From 4724a1c7b599809a8222b92a4b5fe38b06e2c7fd Mon Sep 17 00:00:00 2001
From: Lehua Ding <lehua.ding@rivai.ai>
Date: Tue, 4 Jul 2023 11:30:22 +0800
Subject: [PATCH 17/21] address some comments

---
 riscv-cc.adoc | 27 +++++++++++++++++++--------
 1 file changed, 19 insertions(+), 8 deletions(-)
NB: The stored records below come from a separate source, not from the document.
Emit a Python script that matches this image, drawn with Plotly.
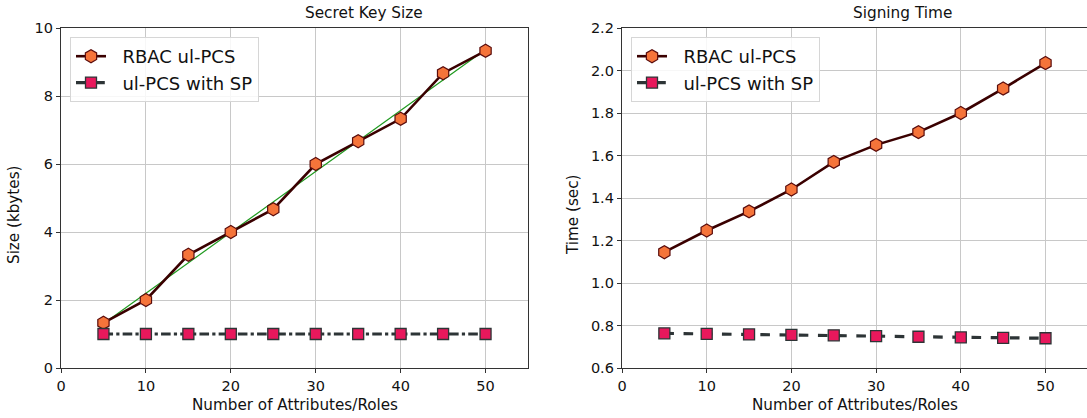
import plotly.graph_objects as go

x_vals = [5, 10, 15, 20, 25, 30, 35, 40, 45, 50]
key_rbac = [1.33, 2.0, 3.33, 4.0, 4.67, 6.0, 6.67, 7.33, 8.67, 9.33]
key_sp = [1.0, 1.0, 1.0, 1.0, 1.0, 1.0, 1.0, 1.0, 1.0, 1.0]
trend_x = [5, 50]
trend_y = [1.30, 9.37]
time_rbac = [1.145, 1.247, 1.337, 1.44, 1.57, 1.65, 1.71, 1.80, 1.915, 2.035]
time_sp = [0.763, 0.761, 0.758, 0.756, 0.754, 0.750, 0.747, 0.744, 0.742, 0.740]

FONT = "DejaVu Sans"
LINE_RBAC = "#3a0000"
HEX_FILL = "#f5743a"
HEX_EDGE = "#5a0c0c"
SP_LINE = "#2d3436"
SQ_FILL = "#e8185c"
NB = "\u00a0\u00a0"

fig = go.Figure()

def rbac(x, y, xa, ya, lg):
    return go.Scatter(x=x, y=y, xaxis=xa, yaxis=ya, mode="lines+markers",
                      name=NB + "RBAC ul-PCS", showlegend=True, legend=lg,
                      line=dict(color=LINE_RBAC, width=2.6),
                      marker=dict(symbol="hexagon", size=13, color=HEX_FILL,
                                  line=dict(color=HEX_EDGE, width=1.2)))

def sp(x, y, xa, ya, lg, dash):
    return go.Scatter(x=x, y=y, xaxis=xa, yaxis=ya, mode="lines+markers",
                      name=NB + "ul-PCS with SP", showlegend=True, legend=lg,
                      line=dict(color=SP_LINE, width=3.2, dash=dash),
                      marker=dict(symbol="square", size=11, color=SQ_FILL,
                                  line=dict(color=SP_LINE, width=1.3)))

fig.add_trace(go.Scatter(x=trend_x, y=trend_y, xaxis="x", yaxis="y", mode="lines",
                         line=dict(color="#1f9a1f", width=1.2), showlegend=False,
                         hoverinfo="skip"))
fig.add_trace(rbac(x_vals, key_rbac, "x", "y", "legend"))
fig.add_trace(sp(x_vals, key_sp, "x", "y", "legend", "dashdot"))
fig.add_trace(rbac(x_vals, time_rbac, "x2", "y2", "legend2"))
fig.add_trace(sp(x_vals, time_sp, "x2", "y2", "legend2", "dash"))

ax_common = dict(showgrid=True, gridcolor="#c8c8c8", gridwidth=1,
                 showline=True, linecolor="#333333", linewidth=1.3,
                 ticks="outside", ticklen=4, tickcolor="#333333",
                 tickfont=dict(family=FONT, size=14.5, color="#111111"),
                 zeroline=False, automargin=False)

leg_common = dict(bgcolor="rgba(255,255,255,0.85)", bordercolor="#d6d6d6", borderwidth=1,
                  font=dict(family=FONT, size=18, color="#111111"),
                  xanchor="left", yanchor="top",
                  traceorder="normal", itemwidth=30)

fig.update_layout(
    width=1087, height=418,
    margin=dict(l=0, r=0, t=0, b=0, autoexpand=False),
    paper_bgcolor="white", plot_bgcolor="white",
    font=dict(family=FONT, color="#111111"),
    showlegend=True,
    legend=dict(x=70/1087, y=1-37/418, **leg_common),
    legend2=dict(x=631/1087, y=1-37/418, **leg_common),
    xaxis=dict(domain=[61/1087, 528/1087], range=[0, 55], dtick=10, mirror=True,
               anchor="y", **ax_common),
    yaxis=dict(domain=[1-368/418, 1-28/418], range=[0, 10], dtick=2, mirror=True,
               anchor="x", **ax_common),
    xaxis2=dict(domain=[622/1087, 1.0], range=[0, 54.9], dtick=10, mirror=True,
                anchor="y2", **ax_common),
    yaxis2=dict(domain=[1-368/418, 1-28/418], range=[0.6, 2.2], dtick=0.2, mirror=False,
                tickformat=".1f", anchor="x2", **ax_common),
)

def ann(text, xpx, ypx, size, angle=0, xanchor="center"):
    fig.add_annotation(text=text, x=xpx/1087, y=1-ypx/418, xref="paper", yref="paper",
                       showarrow=False, textangle=angle, xanchor=xanchor, yanchor="middle",
                       font=dict(family=FONT, size=size, color="#111111"))

ann("Secret Key Size", 303, 13, 15.3, xanchor="left")
ann("Signing Time", 851, 13, 15.3, xanchor="left")
ann("Number of Attributes/Roles", (61+528)/2, 405, 15.2)
ann("Number of Attributes/Roles", 855, 405, 15.2)
ann("Size (kbytes)", 14, 215, 15.2, -90)
ann("Time (sec)", 573, 215, 15.2, -90)

fig.write_html("out.html", config={"displayModeBar": False},
               post_script="document.body.style.margin='0';document.body.style.overflow='hidden';")
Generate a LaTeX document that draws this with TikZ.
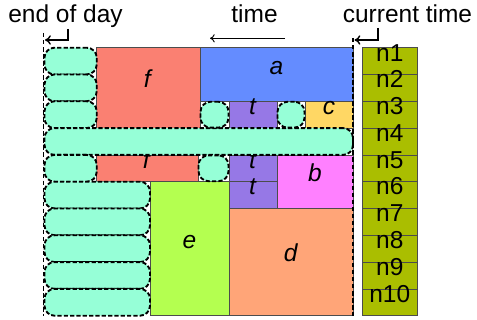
\documentclass[tikz,border=0pt]{standalone}
\usepackage{fontspec}
\setmainfont{Liberation Sans}
\usetikzlibrary{fit,arrows.meta}

\definecolor{capcol}{RGB}{150,255,215}
\definecolor{fcol}{RGB}{250,128,114}
\definecolor{acol}{RGB}{100,140,255}
\definecolor{tcol}{RGB}{150,120,230}
\definecolor{ccol}{RGB}{255,215,100}
\definecolor{bcol}{RGB}{255,128,255}
\definecolor{ecol}{RGB}{180,255,80}
\definecolor{dcol}{RGB}{255,165,120}
\definecolor{ncol}{RGB}{170,190,0}

\begin{document}
\begin{tikzpicture}[x=0.03cm,y=-0.03cm,
    txt/.style={font=\fontsize{20.9}{25}\selectfont, inner sep=0pt},
    blk/.style={txt, draw=black!70, line width=0.6pt, outer sep=0pt},
    idle/.style={draw=black, line width=1.6pt, dash pattern=on 3.6pt off 1.8pt,
                fill=capcol, rounded corners=8.5pt, inner sep=0pt, outer sep=0pt},
    bound/.style={draw=black, line width=1.3pt, dash pattern=on 3.8pt off 2.2pt},
    arr/.style={line width=1.2pt, -{To[length=5pt,width=8pt]}}]
  \useasboundingbox (0,0) rectangle (477,320);

  % labels on top
  \node(eod)[txt, anchor=base] at (65.5,22.5) {end of day};
  \node(tm)[txt, anchor=base] at (254.5,22.5) {time};
  \node(ct)[txt, anchor=base] at (407.5,22.5) {current time};

  \coordinate(eodtop) at (43.5,33);
  \coordinate(eodbot) at (43.5,315.7);
  \draw[bound] (eodtop) -- (eodbot);

  % solid jobs
  \node(F1)[blk, fill=fcol, fit={(96.7,47.7) (200,128.1)}] {\textit{f}};
  \node(A)[blk, fill=acol, fit={(200,47.7) (353,101.3)}] {\textit{a}};
  \node(T1)[blk, fill=tcol, fit={(229,101.3) (277,128.1)}] {\textit{t}};
  \node(C)[blk, fill=ccol, fit={(305,101.3) (353,128.1)}] {\textit{c}};
  \node(F2)[blk, fill=fcol, fit={(96.7,154.9) (198,181.7)}] {\textit{f}};
  \node(T2)[blk, fill=tcol, fit={(229,154.9) (277,181.7)}] {\textit{t}};
  \node(T3)[blk, fill=tcol, fit={(229,181.7) (277,208.5)}] {\textit{t}};
  \node(B)[blk, fill=bcol, fit={(277,154.9) (353,208.5)}] {\textit{b}};
  \node(E)[blk, fill=ecol, fit={(150,181.7) (229,315.7)}] {\textit{e}};
  \node(D)[blk, fill=dcol, fit={(229,208.5) (353,315.7)}] {\textit{d}};

  % idle slots
  \node(I1)[idle, fit={(44.5,47.7) (96.7,74.5)}] {};
  \node(I2)[idle, fit={(44.5,74.5) (96.7,101.3)}] {};
  \node(I3)[idle, fit={(44.5,101.3) (96.7,128.1)}] {};
  \node(I4)[idle, fit={(44.5,128.1) (353,154.9)}] {};
  \node(I5)[idle, fit={(44.5,154.9) (96.7,181.7)}] {};
  \node(I6)[idle, fit={(44.5,181.7) (150,208.5)}] {};
  \node(I7)[idle, fit={(44.5,208.5) (150,235.3)}] {};
  \node(I8)[idle, fit={(44.5,235.3) (150,262.1)}] {};
  \node(I9)[idle, fit={(44.5,262.1) (150,288.9)}] {};
  \node(I10)[idle, fit={(44.5,288.9) (150,315.7)}] {};
  \node(G1)[idle, fit={(200.5,101.8) (228.5,127.6)}] {};
  \node(G2)[idle, fit={(277.5,101.8) (304.5,127.6)}] {};
  \node(G3)[idle, fit={(198.5,155.4) (228.5,181.2)}] {};

  \coordinate(cttop) at (353,38);
  \coordinate(ctbot) at (353,315.7);
  \draw[bound] (cttop) -- (ctbot);

  % nodes
  \foreach \i in {1,...,10}{
    \pgfmathsetmacro\ytop{47.7+(\i-1)*26.8}
    \pgfmathsetmacro\ybot{47.7+\i*26.8}
    \node(n\i)[blk, fill=ncol, fit={(362.5,\ytop) (417,\ybot)}] {n\i};
  }

  % arrows
  \coordinate(eodhook) at (68,29);
  \coordinate(eodtip) at (45,40);
  \draw[arr] (eodhook) |- (eodtip);

  \coordinate(cthook) at (378,28);
  \coordinate(cttip) at (354.5,40);
  \draw[arr] (cthook) |- (cttip);

  \coordinate(tmstart) at (285,38.3);
  \coordinate(tmend) at (210,38.3);
  \draw[line width=0.8pt, -{To[length=4pt,width=7pt]}] (tmstart) -- (tmend);
\end{tikzpicture}
\end{document}
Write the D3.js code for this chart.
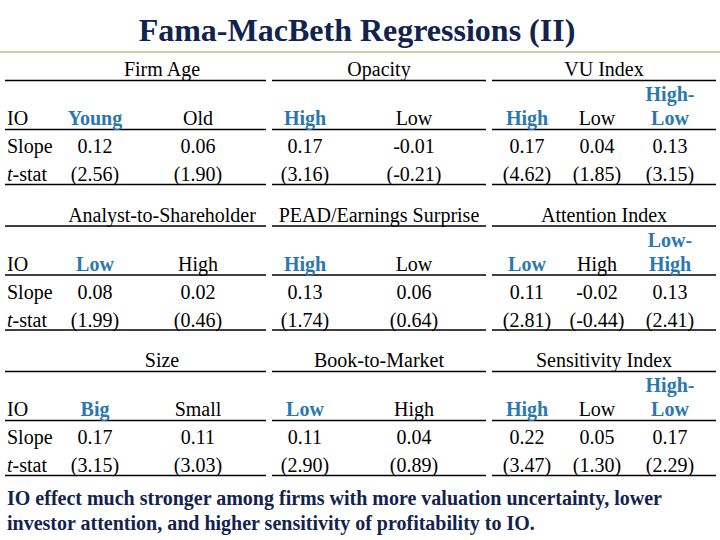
<!DOCTYPE html>
<meta charset="utf-8">
<style>
body { margin: 0; background: #fff; }
</style>
<body>
<script src="https://d3js.org/d3.v7.min.js"></script>
<div id="chart"></div>
<script>

// table content
var title = "Fama-MacBeth Regressions (II)";
var rowLabels = ["IO", "Slope", "t-stat"];
var groupNames = [
  ["Firm Age", "Opacity", "VU Index"],
  ["Analyst-to-Shareholder", "PEAD/Earnings Surprise", "Attention Index"],
  ["Size", "Book-to-Market", "Sensitivity Index"]
];
var colLabels = [
  [["Young", "Old"], ["High", "Low"], ["High", "Low", "High-Low"]],
  [["Low", "High"], ["High", "Low"], ["Low", "High", "Low-High"]],
  [["Big", "Small"], ["Low", "High"], ["High", "Low", "High-Low"]]
];
var slopes = [
  [[0.12, 0.06], [0.17, -0.01], [0.17, 0.04, 0.13]],
  [[0.08, 0.02], [0.13, 0.06], [0.11, -0.02, 0.13]],
  [[0.17, 0.11], [0.11, 0.04], [0.22, 0.05, 0.17]]
];
var tstats = [
  [[2.56, 1.90], [3.16, -0.21], [4.62, 1.85, 3.15]],
  [[1.99, 0.46], [1.74, 0.64], [2.81, -0.44, 2.41]],
  [[3.15, 3.03], [2.90, 0.89], [3.47, 1.30, 2.29]]
];
var note = [
  "IO effect much stronger among firms with more valuation uncertainty, lower",
  "investor attention, and higher sensitivity of profitability to IO."
];

// mise en page
var largeur = 720, hauteur = 540;
var navy = "#13234f", blue = "#2a78b0";
var serif = "'Liberation Serif', 'Times New Roman', 'DejaVu Serif', serif";
var fs = 20;
// les 3 segments de lignes + centres des colonnes
var segs = [[5, 266], [272, 486], [492, 716]];
var headCenters = [162, 379, 604];
var colCenters = [[95, 198], [305, 414], [527, 597, 670]];

var fmt = d3.formatLocale({decimal: ".", thousands: ",", grouping: [3], currency: ["", ""], minus: "-"}).format(".2f");

const svg = d3.select("#chart")
  .append("svg")
    .attr("width", largeur)
    .attr("height", hauteur)
    .attr("font-family", serif);

// titre
svg.append("text")
  .attr("x", 357)
  .attr("y", 41)
  .attr("text-anchor", "middle")
  .attr("font-size", 32)
  .attr("font-weight", "bold")
  .attr("fill", navy)
  .text(title);

svg.append("line")
  .attr("x1", 0).attr("x2", largeur)
  .attr("y1", 52).attr("y2", 52)
  .attr("stroke", "#cdcda8")
  .attr("stroke-width", 2);

// position verticale des blocs
var blockY = d3.scaleLinear().domain([0, 2]).range([76, 367]);

groupNames.forEach(function(names, b) {
  var y0 = blockY(b);
  var g = svg.append("g").attr("transform", "translate(0," + y0 + ")");

  // libellés des lignes
  g.selectAll(".rowlab")
    .data(rowLabels)
    .enter().append("text")
      .attr("x", 7)
      .attr("y", (d, i) => 49 + i * 28)
      .attr("font-size", fs)
      .each(function(d) {
        var t = d3.select(this);
        if (d === "t-stat") {
          t.append("tspan").attr("font-style", "italic").text("t");
          t.append("tspan").text("-stat");
        } else {
          t.text(d);
        }
      });

  names.forEach(function(name, gi) {
    var seg = segs[gi];
    // en-tête de groupe
    g.append("text")
      .attr("x", headCenters[gi])
      .attr("y", 0)
      .attr("text-anchor", "middle")
      .attr("font-size", fs)
      .text(name);

    [4.5, 53.5, 108.5].forEach(function(ly) {
      g.append("line")
        .attr("x1", seg[0]).attr("x2", seg[1])
        .attr("y1", ly).attr("y2", ly)
        .attr("stroke", "#000")
        .attr("stroke-width", 1.3);
    });

    colLabels[b][gi].forEach(function(lab, ci) {
      var x = colCenters[gi][ci];
      var isBlue = (ci === 0 || ci === 2);
      if (lab.indexOf("-") > 0) {
        var parts = lab.split("-");
        g.append("text")
          .attr("x", x).attr("y", 25)
          .attr("text-anchor", "middle")
          .attr("font-size", fs)
          .attr("font-weight", "bold")
          .attr("fill", blue)
          .text(parts[0] + "-");
        g.append("text")
          .attr("x", x).attr("y", 49)
          .attr("text-anchor", "middle")
          .attr("font-size", fs)
          .attr("font-weight", "bold")
          .attr("fill", blue)
          .text(parts[1]);
      } else {
        g.append("text")
          .attr("x", x).attr("y", 49)
          .attr("text-anchor", "middle")
          .attr("font-size", fs)
          .attr("font-weight", isBlue ? "bold" : "normal")
          .attr("fill", isBlue ? blue : "#000")
          .text(lab);
      }
      g.append("text")
        .attr("x", x).attr("y", 77)
        .attr("text-anchor", "middle")
        .attr("font-size", fs)
        .text(fmt(slopes[b][gi][ci]));
      g.append("text")
        .attr("x", x).attr("y", 105)
        .attr("text-anchor", "middle")
        .attr("font-size", fs)
        .text("(" + fmt(tstats[b][gi][ci]) + ")");
    });
  });
});

// note de bas de page
svg.selectAll(".note")
  .data(note)
  .enter().append("text")
    .attr("x", 7)
    .attr("y", (d, i) => 505 + i * 25)
    .attr("font-size", 20)
    .attr("font-weight", "bold")
    .attr("fill", navy)
    .text(d => d);

</script>
</body>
diff --git a/riscv-cc.adoc b/riscv-cc.adoc
index e4c45430..4fe3f7ef 100644
--- a/riscv-cc.adoc
+++ b/riscv-cc.adoc
@@ -99,22 +99,34 @@ duration in accordance with C11 section 7.6 "Floating-point environment
 
 === Vector Register Convention
 
-.Vector register convention
+.Vector register convention for standard calling convention
+[%autowidth]
+|===
+| Name    | ABI Mnemonic | Meaning                      | Preserved across calls?
+
+| v0-v31  |              | Temporary registers          | No
+| vl      |              | Vector length                | No
+| vtype   |              | Vector data type register    | No
+| vxrm    |              | Vector fixed-point rounding mode register    | No
+| vxsat   |              | Vector fixed-point saturation flag register  | No
+|===
+
+.Vector register convention for standard vector calling convention variant
 [%autowidth]
 |===
 | Name    | ABI Mnemonic | Meaning                      | Preserved across calls?
 
 | v0      |              | Argument register            | No
-| v1-v7   |              | Callee-saved registers       | Yes*
+| v1-v7   |              | Callee-saved registers       | Yes
 | v8-v23  |              | Argument registers           | No
-| v24-v31 |              | Callee-saved registers       | Yes*
+| v24-v31 |              | Callee-saved registers       | Yes
 | vl      |              | Vector length                | No
 | vtype   |              | Vector data type register    | No
 | vxrm    |              | Vector fixed-point rounding mode register    | No
 | vxsat   |              | Vector fixed-point saturation flag register  | No
 |===
 
-*: Only functions using vector registers to pass arguments or return values need to preserve these registers, other functions treat these registers as temporary registers.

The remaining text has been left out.